After you have specified which URLs to crawl and configured your servers for crawling, the Crawl and Index > Crawl Schedule panel lets you select a crawl mode, and for the full crawl mode, specify the times for crawling your servers.
Crawl Modes
The search appliance has the following crawl modes:
- Continuous crawl. Select this mode if you prefer to permit the crawler to automatically locate
and index updated content.
- Full crawl. Select this mode if you want detailed control
over the time and the duration of all crawls. A full crawl proceeds until one of the following happens:
- The time limit that you specified has passed.
- The crawler reaches the document limit specified by your license.
- The crawler reaches the limit that you set on the Crawl and Index > Host Load Schedule page, under Maximum Number of URLs to Crawl.
- The crawler has crawled all reachable URLs.
- Someone clicks the Stop Crawl button on the Status and Reports > Crawl Status page.
Both modes of crawling use the same URLs that are configured on the Crawl URLs page.
To select a crawl mode:
- Click the radio button for either Continuous crawl or Full crawl mode.
- Click the Save Crawl Mode button.
Once your selection is saved, the bottom part of the page will show information relevant to the chosen crawl mode--either the crawl schedule for full crawls, or freshness tuning for continuous crawls. To learn more about configuring full crawls, see the Crawl schedule for full crawls section.
To view the crawl status:
You can view the status of a scheduled crawl in the Status and Reports > Crawl Status page. To view the most recent status, click your web browser's Refresh button.
To start a crawl:
If your search appliance is on continuous crawl mode, you can start a crawl immediately by clicking the Reseume Crawl button in the Status and Reports > Crawl Status page. The crawl starts in fifteen minutes and the Crawl Status page will show the change in status then.

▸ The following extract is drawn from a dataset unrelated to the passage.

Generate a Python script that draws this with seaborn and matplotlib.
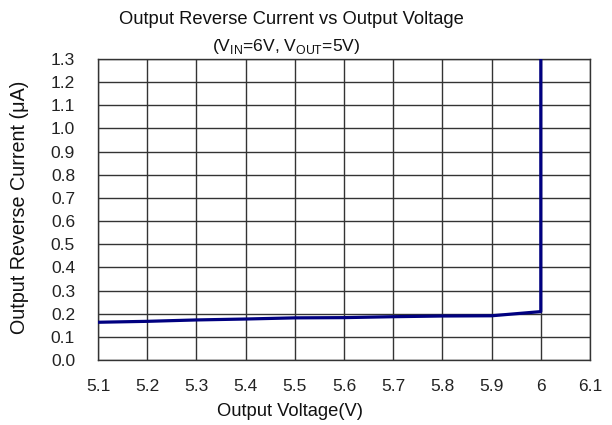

If your search appliance is on a full crawl mode, the crawl will begin at the time you have scheduled.
To stop a crawl:
You can stop a continuous crawl at any time. On the Status and Reports > Crawl Status page, click the Pause Crawl button to stop the crawl. If you want to stop a full crawl, change the crawl mode to continuous crawl, and then pause the crawl in the Crawl Status page.
When a crawl is stopped, the documents that were crawled will remain in the index. The index will then contain some old documents and some newly crawled documents.
Crawl schedule for full crawls
The crawl schedule allows you to integrate the crawl with any other system activities that occur on your servers, such as routine system backups.
You can create a crawl schedule and also limit the crawl to a specific duration, which is expressed in hours and minutes. If you set a crawl time limit, the crawler runs for the specified number of hours and minutes or until it crawls all of the URLs. For example, if you set a time limit of two hours and schedule a start time of 2 a.m., the crawler will crawl your servers from 2 a.m. to 4 a.m., unless it finishes crawling before the two-hour limit.
Scheduling a crawl:
- To select a day, select the day from the Begin Crawl on drop-down list.
- To select the time when you want the crawl to begin, select the hour form the Start Hour drop-down list and the minutes from the Start Minute drop-down list.
- To limit the duration of the crawl, select the duration from the drop-down list. You can set the crawling to continue until all documents have been indexed by selecting Crawl Until Completed, or you can select a length of time up to 24 hours and 45 minutes.
- If you want the search appliance to restart crawling (rather than continuing from where the previous crawl ended) and build the index anew or if you want your documents to be crawled in the known URLs in PageRank™ order, select the restart crawl check box on the right side of Duration Hour drop-down list.
Documents that ranked higher in PageRank™ are crawled first. If the scheduled time is too short to crawl all of the content, then the index might contain newly crawled versions of some documents and older versions of other documents.
If you do not select the check box, the crawler will start where it left off before. So if you schedule a crawl every day at 2:00 am for two hours, the crawler will eventually index everything, and all documents will be crawled by the order of the document date.
- Click the Save Crawl Schedule button.
You can create more scheduled full crawls by clicking the Add More Rows button. This adds more rows for additional entries to the schedule.